Standing at the Sky’s Edge at the Olivier Theatre
Just as Sheffield’s Park Hill estate can be seen as ambitious, iconic, important as well as unpleasant, impractical, and the quintessence of neglect and decay all at the same time, Richard Hawley and Chris Bush’s musical is also more than just one thing. Hawley’s score is majestic. The vocals of its leading performers are flawless and powerful. The production’s ambition and grandeur of staging rightly deserve to be a source of national pride at our National Theatre.
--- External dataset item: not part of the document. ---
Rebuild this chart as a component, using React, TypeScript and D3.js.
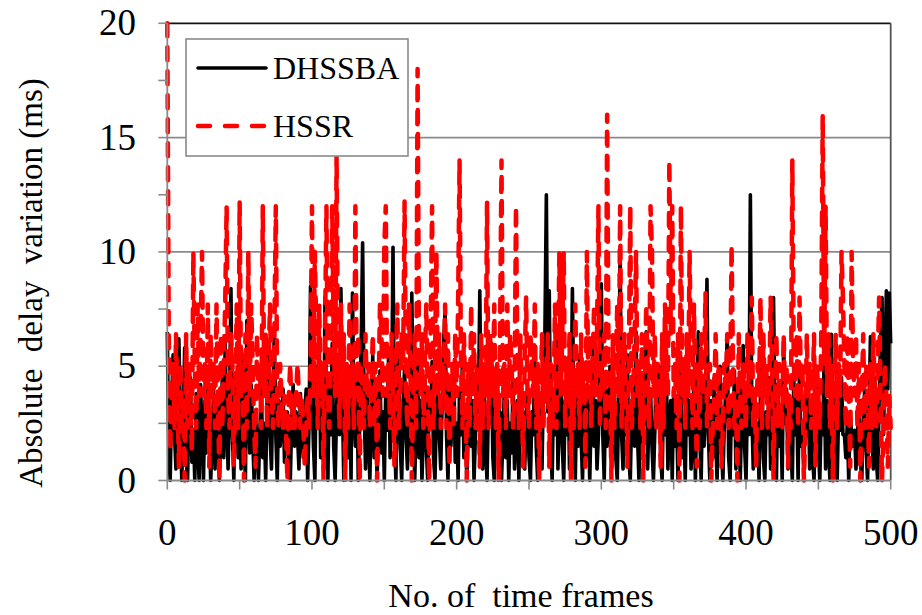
import React from "react";
import * as d3 from "d3";

const seriesNames = ["DHSSBA", "HSSR"];
const xTicks = [0, 100, 200, 300, 400, 500];
const xMinorTicks = [0, 50, 100, 150, 200, 250, 300, 350, 400, 450, 500];
const yTicks = [0, 5, 10, 15, 20];
const yMinorTicks = [0, 2.5, 5, 7.5, 10, 12.5, 15, 17.5, 20];

const dhssba = [
  6.5, 1.2, 0, 3.5, 5.5, 2.0, 0.5, 4.8, 6.2, 3.0, 0, 2.5, 5.8, 1.0, 0, 3.2, 4.5, 0.8, 2.2, 0, 3.8, 1.5, 0, 4.2, 2.0,
  0, 3.5, 1.2, 5.0, 2.4, 0, 1.8, 4.0, 0.5, 2.6, 3.8, 0, 2.0, 4.5, 1.0, 6.0, 2.8, 0.5, 3.2, 8.4, 2.0, 0, 4.5, 2.5, 1.0,
  3.5, 0.5, 5.2, 2.0, 0, 7.0, 3.0, 1.2, 4.2, 2.0, 0, 3.0, 1.5, 0, 2.2, 4.0, 1.0, 2.5, 0, 3.6, 5.5, 2.0, 0.5, 4.0, 6.5,
  2.0, 0, 3.5, 1.5, 2.5, 4.0, 0.8, 2.2, 3.0, 1.0, 0, 2.6, 4.2, 1.5, 3.0, 2.0, 0.5, 3.8, 2.2, 1.0, 3.0, 4.0, 0, 2.5, 8.5,
  4.0, 1.5, 0, 5.0, 2.5, 6.2, 1.0, 3.5, 0.5, 8.0, 3.0, 0, 4.5, 2.0, 6.0, 1.5, 0, 3.0, 5.5, 2.0, 8.4, 3.5, 0, 4.0, 2.5,
  1.0, 5.0, 0, 8.2, 3.0, 1.5, 4.5, 0, 2.5, 6.0, 10.4, 3.5, 0.5, 4.0, 2.0, 0, 3.2, 5.5, 1.0, 3.8, 0, 2.5, 4.8, 1.2, 3.0,
  0, 4.0, 2.2, 5.8, 1.0, 3.5, 10.2, 2.0, 0, 4.2, 6.0, 1.5, 0, 3.0, 5.0, 2.0, 0.5, 4.0, 1.2, 8.2, 3.0, 0, 2.5, 5.0, 1.0,
  3.5, 0, 2.0, 4.5, 1.5, 0, 3.8, 2.5, 5.2, 1.0, 0, 3.0, 4.2, 2.0, 0.5, 3.5, 6.0, 7.5, 2.0, 0, 4.0, 1.5, 3.0, 5.0, 0.8,
  2.5, 0, 4.0, 2.0, 5.5, 1.0, 3.0, 0, 2.2, 4.8, 1.5, 3.5, 0, 2.0, 5.0, 3.0, 8.3, 2.0, 0.5, 4.0, 1.5, 0, 3.5, 2.5, 6.0,
  1.0, 0, 3.2, 4.5, 1.5, 3.0, 0, 2.0, 4.0, 1.0, 3.5, 0, 2.5, 1.2, 4.4, 0.5, 2.0, 3.5, 0, 4.2, 1.8, 3.0, 0.5, 2.5, 4.0,
  1.0, 0, 3.0, 2.0, 5.5, 1.5, 0, 3.8, 2.2, 0.5, 4.5, 6.5, 12.5, 3.0, 8.3, 1.5, 0, 4.0, 2.0, 6.5, 0.5, 3.0, 5.0, 1.5, 0,
  3.5, 2.0, 4.8, 0.5, 2.5, 8.4, 3.0, 0, 4.0, 1.5, 5.5, 2.0, 0, 3.5, 1.0, 4.2, 2.5, 0, 3.0, 6.0, 1.5, 3.5, 0.5, 2.0, 4.5,
  8.6, 2.0, 0, 4.0, 1.5, 3.0, 5.0, 0.5, 2.5, 4.2, 1.0, 0, 3.5, 10.2, 2.0, 0.5, 4.5, 2.0, 5.5, 1.0, 0, 3.0, 4.0, 1.5, 6.5,
  2.0, 0, 3.5, 1.0, 4.5, 2.5, 6.5, 0.5, 3.0, 4.0, 1.5, 0, 2.2, 5.0, 3.0, 5.0, 1.0, 0, 3.8, 2.0, 4.5, 0.5, 2.5, 3.5, 0,
  4.0, 1.5, 2.8, 0, 3.5, 5.0, 1.0, 2.5, 0, 4.2, 2.0, 3.5, 0.5, 1.8, 4.5, 0, 3.0, 6.5, 2.0, 0, 4.0, 1.5, 3.0, 8.8, 2.0,
  0, 3.5, 1.0, 4.5, 2.0, 0, 3.0, 5.0, 1.5, 0, 2.5, 4.0, 6.4, 1.0, 0, 3.5, 2.0, 4.8, 0.5, 2.5, 4.0, 0, 3.0, 5.9, 1.5,
  0, 3.5, 2.0, 12.5, 3.0, 0.5, 4.0, 1.5, 2.5, 0, 3.8, 5.0, 1.0, 0, 3.0, 2.0, 4.5, 0.5, 2.5, 8.0, 3.0, 0, 4.2, 1.5, 3.0,
  0, 6.1, 2.5, 4.0, 0.5, 3.0, 1.5, 0, 4.5, 2.0, 3.5, 0, 5.0, 1.5, 2.5, 0, 3.8, 2.0, 4.0, 0.5, 3.0, 1.0, 0, 2.5, 4.2,
  1.5, 0, 3.0, 2.0, 5.5, 0.5, 3.5, 1.5, 0, 6.4, 2.5, 4.0, 1.0, 0, 3.0, 2.2, 4.5, 2.0, 2.0, 1.0, 2.5, 0, 3.0, 2.0, 1.5,
  2.2, 0.5, 2.0, 3.5, 1.0, 0, 2.5, 4.0, 1.5, 0, 3.0, 6.3, 2.0, 0.5, 4.5, 1.0, 0, 3.5, 6.0, 8.0, 2.0, 5.0, 8.3, 4.0, 8.2,
  6.0,
];

const hssr = [
  20, 6.4, 1.3, 3.7, 5.1, 2.3, 6.4, 3.7, 0.6, 5.1, 2.3, 3.7, 0, 6.4, 2.3, 5.1, 3.7, 1.3, 10, 5.1, 2.3, 7.7, 3.7, 6.4, 10,
  3.7, 5.1, 2.3, 7.7, 0.6, 6.4, 3.7, 5.1, 2.3, 7.7, 3.7, 0, 6.4, 2.3, 5.1, 7.7, 12, 3.7, 2.3, 6.4, 5.1, 0.6, 3.7, 7.7, 2.3,
  12.2, 3.7, 5.1, 0, 6.4, 2.3, 10, 3.7, 7.7, 5.1, 2.3, 0.6, 6.4, 3.7, 5.1, 2.3, 12, 3.7, 6.4, 2.3, 5.1, 7.7, 3.7, 2.3, 6.4,
  12, 3.7, 2.3, 5.1, 3.7, 2.3, 3.7, 2.3, 0, 3.7, 5.1, 2.3, 3.7, 2.3, 3.7, 5.1, 3.7, 2.3, 3.7, 2.3, 0.6, 2.3, 3.7, 2.3, 5.1,
  12, 3.7, 10, 6.4, 2.3, 7.7, 3.7, 5.1, 0, 6.4, 12, 3.7, 2.3, 5.1, 12, 6.4, 3.7, 14.3, 5.1, 2.3, 7.7, 3.7, 6.4, 0, 5.1,
  2.3, 7.7, 3.7, 5.1, 2.3, 12, 3.7, 6.4, 0, 5.1, 3.7, 2.3, 6.4, 3.7, 5.1, 2.3, 3.7, 6.4, 2.3, 5.1, 0, 3.7, 7.7, 6.4, 3.7,
  10.3, 12, 3.7, 5.1, 2.3, 6.4, 3.7, 0.6, 5.1, 7.7, 2.3, 3.7, 6.4, 5.1, 12.2, 3.7, 2.3, 7.7, 5.1, 0, 3.7, 6.4, 2.3, 18, 5.1,
  3.7, 6.4, 2.3, 5.1, 7.7, 3.7, 0, 6.4, 12, 2.3, 5.1, 10, 3.7, 6.4, 2.3, 5.1, 3.7, 7.7, 2.3, 6.4, 0.6, 3.7, 5.1, 2.3, 6.4,
  3.7, 7.7, 14, 5.1, 2.3, 6.4, 3.7, 0, 5.1, 2.3, 7.7, 3.7, 6.4, 2.3, 5.1, 3.7, 0.6, 6.4, 2.3, 5.1, 3.7, 12.2, 2.3, 6.4, 5.1,
  3.7, 7.7, 2.3, 5.1, 0, 6.4, 14, 3.7, 5.1, 2.3, 7.7, 3.7, 6.4, 5.1, 2.3, 3.7, 12, 5.1, 2.3, 6.4, 3.7, 0.6, 5.1, 8, 3.7,
  2.3, 6.4, 5.1, 3.7, 7.7, 2.3, 5.1, 0, 3.7, 6.4, 2.3, 5.1, 3.7, 6.4, 0.6, 5.1, 2.3, 3.7, 7.7, 2.3, 5.1, 10, 3.7, 6.4, 10,
  2.3, 5.1, 3.7, 6.4, 0, 5.1, 2.3, 7.7, 3.7, 5.1, 2.3, 6.4, 3.7, 5.1, 0.6, 10, 3.7, 6.4, 2.3, 5.1, 7.7, 3.7, 6.4, 12, 2.3,
  5.1, 3.7, 6.4, 2.3, 16, 5.1, 3.7, 0, 6.4, 2.3, 5.1, 7.7, 3.7, 12, 2.3, 5.1, 6.4, 3.7, 0.6, 5.1, 12, 2.3, 3.7, 6.4, 10,
  3.7, 5.1, 2.3, 6.4, 0, 3.7, 7.7, 5.1, 2.3, 12, 10, 3.7, 6.4, 2.3, 5.1, 3.7, 0.6, 6.4, 2.3, 7.7, 5.1, 3.7, 14, 6.4, 12,
  3.7, 5.1, 2.3, 6.4, 0, 12, 3.7, 5.1, 2.3, 6.4, 3.7, 10, 5.1, 2.3, 7.7, 3.7, 0.6, 5.1, 2.3, 6.4, 3.7, 5.1, 8.2, 2.3, 3.7,
  5.1, 0, 2.3, 3.7, 6.4, 2.3, 5.1, 3.7, 0.6, 2.3, 5.1, 3.7, 6.4, 2.3, 3.7, 10.3, 5.1, 2.3, 3.7, 0, 6.4, 3.7, 2.3, 5.1, 3.7,
  2.3, 6.4, 3.7, 5.1, 8, 2.3, 3.7, 0.6, 5.1, 3.7, 8, 2.3, 6.4, 3.7, 5.1, 2.3, 3.7, 8, 5.1, 0, 3.7, 6.4, 2.3, 5.1, 3.7,
  2.3, 6.4, 3.7, 5.1, 0.6, 3.7, 2.3, 14, 5.1, 3.7, 6.4, 2.3, 8, 3.7, 5.1, 0, 2.3, 6.4, 3.7, 5.1, 2.3, 3.7, 6.4, 0.6, 5.1,
  3.7, 2.3, 6.4, 16, 5.1, 12, 3.7, 6.4, 2.3, 5.1, 0, 3.7, 6.4, 2.3, 5.1, 3.7, 10, 8, 5.1, 2.3, 6.4, 3.7, 0.6, 10, 5.1,
  3.7, 6.4, 2.3, 5.1, 0, 3.7, 6.4, 2.3, 5.1, 3.7, 0.6, 5.1, 2.3, 6.4, 3.7, 2.3, 5.1, 8, 3.7, 0, 2.3, 5.1, 3.7, 0.6, 3.7,
  2.3,
];

const FONT = "Liberation Serif";

export default function App() {
  const W = 922;
  const H = 615;
  const x = d3.scaleLinear().domain([0, 500]).range([167.3, 890.7]);
  const y = d3.scaleLinear().domain([0, 20]).range([480.5, 23.3]);
  const line = d3
    .line<number>()
    .x((_, i) => x(i))
    .y((d) => y(d));
  const grid = "#8a8a8a";
  const tf = { fontFamily: FONT };

  return (
    <svg width={W} height={H} style={{ position: "absolute", left: 0, top: 0, background: "#fff" }}>
      <rect x={0} y={0} width={W} height={H} fill="#fff" />
      {/* gridlines */}
      {yTicks
        .filter((t) => t > 0 && t < 20)
        .map((t) => (
          <line key={"g" + t} x1={x(0)} x2={x(500)} y1={y(t)} y2={y(t)} stroke={grid} strokeWidth={1.6} />
        ))}
      {/* frame top & right */}
      <line x1={x(0)} x2={x(500)} y1={y(20)} y2={y(20)} stroke="#111" strokeWidth={1.8} />
      <line x1={x(500)} x2={x(500)} y1={y(20)} y2={y(0)} stroke="#555" strokeWidth={1.8} />
      {/* data */}
      <path d={line(dhssba) || ""} fill="none" stroke="#000" strokeWidth={3.6} strokeLinejoin="round" />
      <path
        d={line(hssr) || ""}
        fill="none"
        stroke="#ff0000"
        strokeWidth={4.5}
        strokeDasharray="13,11"
        strokeLinecap="round"
        strokeLinejoin="round"
      />
      {/* axes */}
      <line x1={x(0)} x2={x(0)} y1={y(0)} y2={y(20)} stroke={grid} strokeWidth={1.8} />
      <line x1={x(0)} x2={x(500)} y1={y(0)} y2={y(0)} stroke={grid} strokeWidth={1.8} />
      {yMinorTicks.map((t) => (
        <line key={"yt" + t} x1={x(0) - 9} x2={x(0)} y1={y(t)} y2={y(t)} stroke={grid} strokeWidth={1.6} />
      ))}
      {xMinorTicks.map((t) => (
        <line key={"xt" + t} x1={x(t)} x2={x(t)} y1={y(0)} y2={y(0) + 9} stroke={grid} strokeWidth={1.6} />
      ))}
      {yTicks.map((t) => (
        <text key={"yl" + t} x={136} y={y(t) + 12} textAnchor="end" fontSize={37} fill="#000" style={tf}>
          {t}
        </text>
      ))}
      {xTicks.map((t) => (
        <text key={"xl" + t} x={x(t)} y={545} textAnchor="middle" fontSize={37} fill="#000" style={tf}>
          {t}
        </text>
      ))}
      <text x={521} y={607} textAnchor="middle" fontSize={34} fill="#000" style={{ ...tf, whiteSpace: "pre" }}>
        {"No. of  time frames"}
      </text>
      <text
        transform="translate(42,283) rotate(-90)"
        textAnchor="middle"
        fontSize={33}
        fill="#000"
        style={{ ...tf, whiteSpace: "pre" }}
      >
        {"Absolute  delay  variation (ms)"}
      </text>
      {/* legend */}
      <rect x={186} y={39} width={222} height={117} fill="#fff" stroke={grid} strokeWidth={1.6} />
      <line x1={198} x2={266} y1={68} y2={68} stroke="#000" strokeWidth={3.6} strokeLinecap="round" />
      <text x={273} y={79} fontSize={32} fill="#000" style={tf}>
        {seriesNames[0]}
      </text>
      <line
        x1={198}
        x2={266}
        y1={126}
        y2={126}
        stroke="#ff0000"
        strokeWidth={4.5}
        strokeDasharray="12,15"
        strokeLinecap="round"
      />
      <text x={273} y={137} fontSize={32} fill="#000" style={tf}>
        {seriesNames[1]}
      </text>
    </svg>
  );
}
But, particularly in the first act, there are aspects of Chris Bush’s script and character drawing that, unfortunately, are clunky and clichéd – placing unnecessary limits on the full magnificence of this mighty work.

Three sets of occupants – each introduced as they move into the same flat on the estate, starting in 1960, 1989 and 2015 respectively – dramatise rapidly how the personal will always be political whether anyone, including themselves, notices or not.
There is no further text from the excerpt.